» TASK DATA:
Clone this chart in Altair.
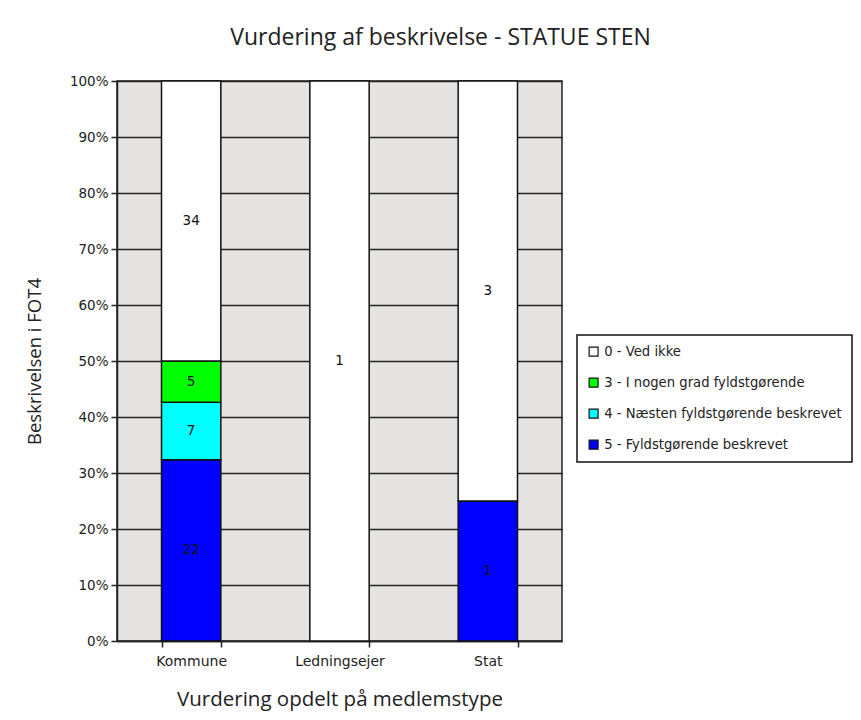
import altair as alt
import pandas as pd

categories = ["Kommune", "Ledningsejer", "Stat"]
ratings = ["0 - Ved ikke", "3 - I nogen grad fyldstgørende",
           "4 - Næsten fyldstgørende beskrevet", "5 - Fyldstgørende beskrevet"]
colors = ["#FFFFFF", "#00FF00", "#00FFFF", "#0000FF"]
# counts per category, in rating order (0, 3, 4, 5)
counts = {
    "Kommune": [34, 5, 7, 22],
    "Ledningsejer": [1, 0, 0, 0],
    "Stat": [3, 0, 0, 1],
}
y_ticks = [i / 10 for i in range(11)]

rows = []
for cat in categories:
    vals = counts[cat]
    total = sum(vals)
    start = 0.0
    # stack from bottom: 5, 4, 3, 0
    for idx in [3, 2, 1, 0]:
        v = vals[idx]
        if v == 0:
            continue
        frac = v / total
        rows.append({"cat": cat, "rating": ratings[idx], "n": v,
                     "y0": start, "y1": start + frac, "mid": start + frac / 2})
        start += frac
df = pd.DataFrame(rows)

FONT = "DejaVu Sans"

x = alt.X("cat:N", sort=categories,
          scale=alt.Scale(paddingInner=0.6, paddingOuter=0.3),
          axis=alt.Axis(title="Vurdering opdelt på medlemstype", labelAngle=0,
                        tickBand="extent", grid=False, labelFont=FONT,
                        labelFontSize=14, labelColor="#222", labelPadding=7,
                        tickColor="#222", tickSize=6, tickWidth=1.5,
                        domainColor="#222", domainWidth=1.5,
                        titleFont="Open Sans", titleFontSize=20.5,
                        titleFontWeight="normal", titleColor="#222",
                        titlePadding=21))

bars = alt.Chart(df).mark_bar(stroke="#111", strokeWidth=1.5).encode(
    x=x,
    y=alt.Y("y0:Q", scale=alt.Scale(domain=[0, 1]),
            axis=alt.Axis(title="Beskrivelsen i FOT4", format=".0%",
                          values=y_ticks, grid=True, gridColor="#222",
                          gridWidth=1.5, gridOpacity=1, labelFont=FONT,
                          labelFontSize=13.5, labelColor="#222",
                          tickColor="#222", tickSize=6, tickWidth=1.5,
                          domainColor="#222", domainWidth=1.5, labelPadding=3,
                          titleFont="Open Sans", titleFontSize=18.5,
                          titleFontWeight="normal", titleColor="#222",
                          titlePadding=25)),
    y2="y1:Q",
    color=alt.Color("rating:N",
                    scale=alt.Scale(domain=ratings, range=colors),
                    legend=alt.Legend(title=None, orient="none", legendX=460,
                                      legendY=254, symbolType="square",
                                      symbolSize=80, symbolStrokeColor="#111",
                                      symbolStrokeWidth=1.2,
                                      labelFont=FONT, labelFontSize=13.2,
                                      labelColor="#222", rowPadding=16,
                                      padding=10, strokeColor="#111",
                                      fillColor="#FFFFFF", labelLimit=400)),
)

labels = alt.Chart(df).mark_text(font=FONT, fontSize=13.5, color="#111").encode(
    x=alt.X("cat:N", sort=categories),
    y=alt.Y("mid:Q"),
    text="n:Q",
)

chart = alt.layer(bars, labels).properties(
    width=445, height=560,
    title=alt.TitleParams("Vurdering af beskrivelse - STATUE STEN",
                          font="Open Sans", fontSize=23, fontWeight="normal",
                          color="#222", anchor="middle", dx=101, offset=24),
    autosize=alt.AutoSizeParams(type="none"),
    padding={"left": 109, "top": 73, "right": 291, "bottom": 79},
).configure_view(fill="#E6E3E3", stroke="#222", strokeWidth=1.5
).configure_legend(strokeWidth=1.5)

chart.save("out.html", embed_options={"renderer": "svg", "actions": False})
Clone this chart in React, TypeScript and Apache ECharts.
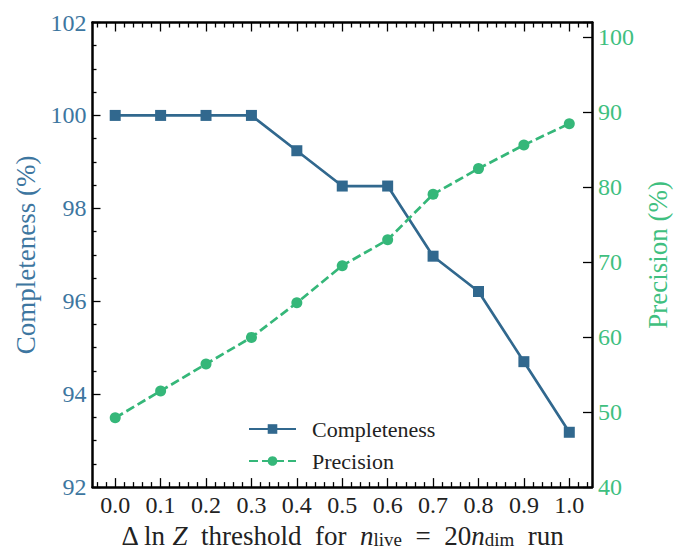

» REQUIREMENTS: In the entries above, find the line that contains "titlePadding=21))", then repeat exactly every line from the first one through that line, with no pictures.

» SOLUTION FOR THIS TASK:
Clone this chart in Altair.
import altair as alt
import pandas as pd

categories = ["Kommune", "Ledningsejer", "Stat"]
ratings = ["0 - Ved ikke", "3 - I nogen grad fyldstgørende",
           "4 - Næsten fyldstgørende beskrevet", "5 - Fyldstgørende beskrevet"]
colors = ["#FFFFFF", "#00FF00", "#00FFFF", "#0000FF"]
# counts per category, in rating order (0, 3, 4, 5)
counts = {
    "Kommune": [34, 5, 7, 22],
    "Ledningsejer": [1, 0, 0, 0],
    "Stat": [3, 0, 0, 1],
}
y_ticks = [i / 10 for i in range(11)]

rows = []
for cat in categories:
    vals = counts[cat]
    total = sum(vals)
    start = 0.0
    # stack from bottom: 5, 4, 3, 0
    for idx in [3, 2, 1, 0]:
        v = vals[idx]
        if v == 0:
            continue
        frac = v / total
        rows.append({"cat": cat, "rating": ratings[idx], "n": v,
                     "y0": start, "y1": start + frac, "mid": start + frac / 2})
        start += frac
df = pd.DataFrame(rows)

FONT = "DejaVu Sans"

x = alt.X("cat:N", sort=categories,
          scale=alt.Scale(paddingInner=0.6, paddingOuter=0.3),
          axis=alt.Axis(title="Vurdering opdelt på medlemstype", labelAngle=0,
                        tickBand="extent", grid=False, labelFont=FONT,
                        labelFontSize=14, labelColor="#222", labelPadding=7,
                        tickColor="#222", tickSize=6, tickWidth=1.5,
                        domainColor="#222", domainWidth=1.5,
                        titleFont="Open Sans", titleFontSize=20.5,
                        titleFontWeight="normal", titleColor="#222",
                        titlePadding=21))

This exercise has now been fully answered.